If dbm.sqlite3 is made available, but not made the default, this will be the user experience:

  • Windows: create a database using dbm.open(path, "n"); the sqlite3 backend is selected; you can transfer your database to any other system => increased user experience
  • macOS: create a database using dbm.open(path, "n"); the ndbm backend is selected; no change in user experience
  • Linux: create a database using dbm.open(path, "n"); either gdbm or ndbm is selected; no change in user experience

If dbm.sqlite3 is made available and made the default, this will be the user experience:

  • Any platform: create a database using dbm.open(path, "n"); transfer the database file to any other system and continue hacking on it there => increase in user experience on all platforms

Regarding performance; as Greg says, if people are looking for a fine-tuned database, they’ll probably be using a real database where you can fine-tune it for whatever requirements your application have.

(So I’m still +1 for making sqlite3 the default backend. Let’s provide a consistent user experience.)

3 Likes

To clarify: yes, I’m talking about new databases created on 3.13. If they are SQLite by default, older whichdb won’t be able to detect them.
That is, the issue is with sharing a database between apps that use different Python versions.

1 Like

That is a valid point and a good reason not to make it default right now.

1 Like

Would someone actually use dbm for that?

1 Like

Good question. But if we don’t know the answer, IMO we need to default to yes.

I’ll admit I’ve never considered using dbm for anything before (I always assumed it wouldn’t work at all on Windows based on seeing the tests skip), but if I did it’d probably be as a quick and easy settings or cache file.

For an app like, say, Jupyter, that file is very likely to end up being shared between versions. But even more likely is in-house apps using it for that purpose. So I think on probability, it’s more likely to be “yes” than no.
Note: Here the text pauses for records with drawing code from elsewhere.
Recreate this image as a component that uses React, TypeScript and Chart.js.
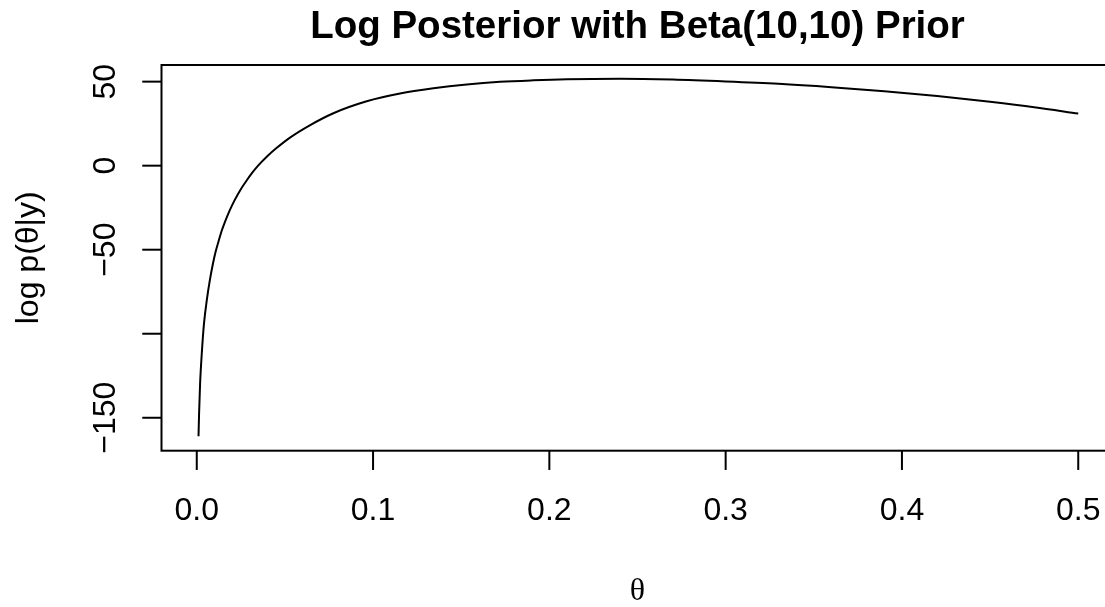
import { useEffect, useRef } from "react";
import { Chart, registerables } from "chart.js";

Chart.register(...registerables);

// ---- data ----
const thetaValues = [
  0.001, 0.0013, 0.0019, 0.0028, 0.0041, 0.0057, 0.0075, 0.0092, 0.0108,
  0.0125, 0.0142, 0.016, 0.0185, 0.0215, 0.025, 0.028, 0.0315, 0.0348, 0.04,
  0.0454, 0.0529, 0.0641, 0.0775, 0.0964, 0.1153, 0.1342, 0.1531, 0.172,
  0.1909, 0.21, 0.24, 0.27, 0.3, 0.33, 0.36, 0.39, 0.42, 0.45, 0.475, 0.5,
];
const logPosteriorValues = [
  -161.0, -148.0, -129.5, -112.5, -94.0, -80.0, -67.7, -58.2, -50.8, -44.5,
  -38.6, -33.5, -27.1, -20.5, -14.0, -9.3, -4.2, 0.0, 5.6, 10.6, 16.7, 24.0,
  31.2, 38.3, 42.9, 46.0, 48.3, 49.9, 50.8, 51.4, 51.7, 51.2, 50.1, 48.7, 46.7,
  44.3, 41.4, 38.0, 34.8, 31.0,
];

const xTicks = [0, 0.1, 0.2, 0.3, 0.4, 0.5];
const xTickLabels = ["0.0", "0.1", "0.2", "0.3", "0.4", "0.5"];
const yTicks = [-150, -100, -50, 0, 50];
const yTickLabels = ["\u2212150", "", "\u221250", "0", "50"];

const titleText = "Log Posterior with Beta(10,10) Prior";
const xLabelText = "\u03b8";
const yLabelText = "log p(\u03b8|y)";

const xRange = [-0.02, 0.52];
const yRange = [-169.6, 59.9];

const LINE = 38.5; // R margin line height in px

const rAxesPlugin = {
  id: "rAxes",
  afterDraw(chart: any) {
    const ctx = chart.ctx as CanvasRenderingContext2D;
    const { left, top, right, bottom } = chart.chartArea;
    const xs = chart.scales.x;
    const ys = chart.scales.y;
    ctx.save();
    ctx.strokeStyle = "#000";
    ctx.fillStyle = "#000";
    ctx.lineWidth = 2;
    ctx.strokeRect(left, top, right - left, bottom - top);

    const tick = LINE * 0.5;
    ctx.font = '32px "Liberation Sans", Arial, sans-serif';
    ctx.textAlign = "center";
    ctx.textBaseline = "alphabetic";
    xTicks.forEach((v, i) => {
      const px = xs.getPixelForValue(v);
      ctx.beginPath();
      ctx.moveTo(px, bottom);
      ctx.lineTo(px, bottom + tick);
      ctx.stroke();
      ctx.fillText(xTickLabels[i], px, bottom + 1.8 * LINE);
    });
    yTicks.forEach((v, i) => {
      const py = ys.getPixelForValue(v);
      ctx.beginPath();
      ctx.moveTo(left, py);
      ctx.lineTo(left - tick, py);
      ctx.stroke();
      if (yTickLabels[i]) {
        ctx.save();
        ctx.translate(left - 1.2 * LINE, py);
        ctx.rotate(-Math.PI / 2);
        ctx.fillText(yTickLabels[i], 0, 0);
        ctx.restore();
      }
    });

    // y label
    ctx.save();
    ctx.translate(left - 3.2 * LINE, (top + bottom) / 2);
    ctx.rotate(-Math.PI / 2);
    ctx.fillText(yLabelText, 0, 0);
    ctx.restore();

    // x label
    ctx.font = '32px "Liberation Serif", "DejaVu Serif", serif';
    ctx.fillText(xLabelText, (left + right) / 2, bottom + 3.8 * LINE + 3);

    // title
    ctx.font = 'bold 38.5px "Liberation Sans", Arial, sans-serif';
    ctx.fillText(titleText, (left + right) / 2, 37.5);
    ctx.restore();
  },
};

export default function App() {
  const canvasRef = useRef<HTMLCanvasElement | null>(null);

  useEffect(() => {
    const canvas = canvasRef.current;
    if (!canvas) return;
    const points = thetaValues.map((t, i) => ({ x: t, y: logPosteriorValues[i] }));
    const chart = new Chart(canvas, {
      type: "line",
      data: {
        datasets: [
          {
            data: points,
            borderColor: "#000",
            borderWidth: 2,
            pointRadius: 0,
            fill: false,
            cubicInterpolationMode: "monotone",
          },
        ],
      },
      options: {
        responsive: false,
        animation: false,
        devicePixelRatio: 1,
        layout: { padding: { left: 161.5, top: 65, right: 26.5, bottom: 156.3 } },
        plugins: { legend: { display: false }, tooltip: { enabled: false }, title: { display: false } },
        scales: {
          x: { type: "linear", min: xRange[0], max: xRange[1], display: false },
          y: { type: "linear", min: yRange[0], max: yRange[1], display: false },
        },
      },
      plugins: [rAxesPlugin],
    });
    return () => chart.destroy();
  }, []);

  return (
    <div
      style={{
        position: "fixed",
        left: 0,
        top: 0,
        width: 1105,
        height: 607,
        overflow: "hidden",
        background: "#fff",
      }}
    >
      <canvas ref={canvasRef} width={1140} height={607} style={{ display: "block" }} />
    </div>
  );
}
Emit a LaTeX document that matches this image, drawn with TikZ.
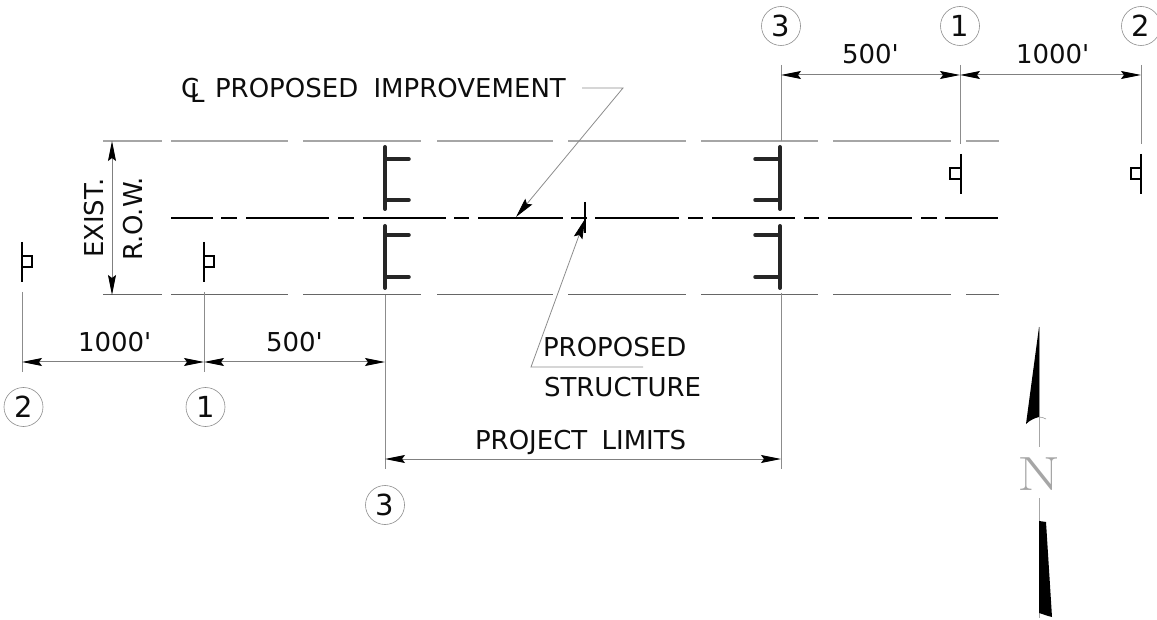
\documentclass[tikz,border=0pt]{standalone}
\usepackage{fontspec}
\usetikzlibrary{arrows.meta}
\newfontfamily\djvsans{DejaVu Sans}
\tikzset{
  x=1pt,y=-1pt,
  txt/.style={inner sep=0pt,outer sep=0pt,font=\djvsans\fontsize{26}{30}\selectfont,text=black!95,anchor=base west},
  thin line/.style={line width=0.9pt,draw=black!45},
  row line/.style={line width=1pt,draw=black!50},
  cline/.style={line width=1.3pt,draw=black},
  rail/.style={line width=4pt,draw=black!85,line cap=round},
  sign/.style={line width=1.4pt,draw=black},
  dim/.style={line width=1pt,draw=black!50,{Stealth[length=20pt,width=8pt,inset=3pt,black]}-{Stealth[length=20pt,width=8pt,inset=3pt,black]}},
  lead/.style={line width=0.8pt,draw=black!45,-{Stealth[length=20pt,width=9pt,inset=3pt,black]}},
  bub/.style={circle,draw=black!45,line width=0.6pt,minimum size=39pt,inner sep=0pt,font=\djvsans\fontsize{29}{30}\selectfont,text=black!95},
}
\begin{document}
\begin{tikzpicture}
\useasboundingbox (0,0) rectangle (1157,620);
% right of way lines
\foreach \a/\b in {103/162,171/288,303/421,437/553,568/686,701/818,833/951,966/999}{
  \draw[row line,line width=1.2pt,black!35] (\a,141) -- (\b,141);
  \draw[row line,black!60] (\a,295) -- (\b,295);
}
% centre line
\foreach \a/\b in {171/213,221/237,246/329,338/354,363/446,454/469,478/563,571/587,595/679,688/703,712/795,804/819,828/912,921/937,945/998}{
  \draw[cline] (\a,218) -- (\b,218);
}
% rails
\foreach \X/\D in {385/409,780/755}{
  \draw[rail] (\X,147) -- (\X,209);
  \draw[rail] (\X,226) -- (\X,288);
  \foreach \Y in {159,200,235,277}{
    \draw[rail,line width=3.5pt] (\X,\Y) -- (\D,\Y);
  }
}
% signs
\foreach \X/\D/\A in {22/32/242,204/214/242,961/950/154,1141/1131/154}{
  \draw[sign] (\X,\A) -- (\X,\A+40);
  \draw[sign,line width=1.1pt] (\X,\A+14) -- (\D,\A+14) -- (\D,\A+25) -- (\X,\A+25);
}
\draw[sign,line width=2pt] (585,202) -- (585,233);
% extension lines
\coordinate (e2a) at (22,292);   \coordinate (e2b) at (22,372);
\coordinate (e1a) at (204,292);  \coordinate (e1b) at (204,372);
\coordinate (e3a) at (385,295);  \coordinate (e3b) at (385,469);
\coordinate (e4a) at (781,293);  \coordinate (e4b) at (781,469);
\coordinate (e5a) at (781,65);   \coordinate (e5b) at (781,141);
\coordinate (e6a) at (960,65);   \coordinate (e6b) at (960,144);
\coordinate (e7a) at (1141,65);  \coordinate (e7b) at (1141,144);
\foreach \p/\q in {e2a/e2b,e1a/e1b,e3a/e3b,e4a/e4b,e5a/e5b,e6a/e6b,e7a/e7b}{
  \draw[thin line] (\p) -- (\q);
}
% dimensions
\coordinate (d1) at (22,362);  \coordinate (d2) at (204,362);  \coordinate (d3) at (385,362);
\coordinate (u1) at (781,75);  \coordinate (u2) at (960,75);   \coordinate (u3) at (1141,75);
\coordinate (p1) at (385,459); \coordinate (p2) at (781,459);
\coordinate (r1) at (112,141); \coordinate (r2) at (112,295);
\draw[dim] (d1) -- (d2);
\draw[dim] (d2) -- (d3);
\draw[dim] (u1) -- (u2);
\draw[dim] (u2) -- (u3);
\draw[dim] (p1) -- (p2);
\draw[dim] (r1) -- (r2);
% bubbles
\node[bub] (b2l) at (23.5,407) {2};
\node[bub] (b1l) at (205.5,407) {1};
\node[bub] (b3b) at (385,505) {3};
\node[bub] (b3t) at (781,26) {3};
\node[bub] (b1t) at (960,26) {1};
\node[bub] (b2t) at (1141,26) {2};
% labels
\node[txt] (t1000l) at (78,352) {1000'};
\node[txt] (t500l) at (266,352) {500'};
\node[txt] (t500u) at (842,64) {500'};
\node[txt] (t1000u) at (1016,64) {1000'};
\node[txt,rotate=90] (texist) at (103,258) {EXIST.};
\node[txt,rotate=90] (trow) at (142,261) {R.O.W.};
\node[txt] (tcl) at (181,98) {C\kern-9pt\raisebox{-5pt}{L}};
\node[txt] (timp) at (215,98) {PROPOSED\kern7pt\ IMPROVEMENT};
\node[txt] (tps) at (543,357) {PROPOSED};
\node[txt] (tst) at (544,396) {STRUCTURE};
\node[txt] (tlim) at (475,449) {PROJECT\kern6pt\ LIMITS};
% leaders
\coordinate (l1) at (582,88); \coordinate (l2) at (623,88); \coordinate (l3) at (516,217);
\draw[lead] (l1) -- (l2) -- (l3);
\coordinate (m1) at (643,367); \coordinate (m2) at (531,367); \coordinate (m3) at (585,219);
\draw[lead] (m1) -- (m2) -- (m3);
% north arrow
\draw[line width=1pt,draw=black!35] (1039,327) -- (1039,447);
\draw[line width=1pt,draw=black!35] (1039,498) -- (1039,618);
\fill[black] (1039,327) -- (1026,424) .. controls (1030,420) and (1035,418) .. (1039,417) -- cycle;
\draw[line width=0.6pt,draw=black!40] (1039,417) .. controls (1042,417) and (1044,418) .. (1046,419);
\fill[black] (1039,521) -- (1046,522) -- (1052,617) .. controls (1047,616) and (1043,614) .. (1039,613) -- cycle;
\node[inner sep=0pt,text=black!35,anchor=base] (north) at (1039,490) {\scalebox{1.3}[1]{\fontsize{48}{50}\selectfont N}};
\end{tikzpicture}
\end{document}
The other question is what the behaviour would be when encountering a dbm file that can’t be opened. Presumably a user-provided file would just result in an error, but I’d expect a private app settings/cache file to be overwritten, assuming that the error means no file currently exists. Is that acceptable? I suspect not, with no warning, so I lean towards Greg’s proposal (put it above dumb for two releases, then put it at the top).

2 Likes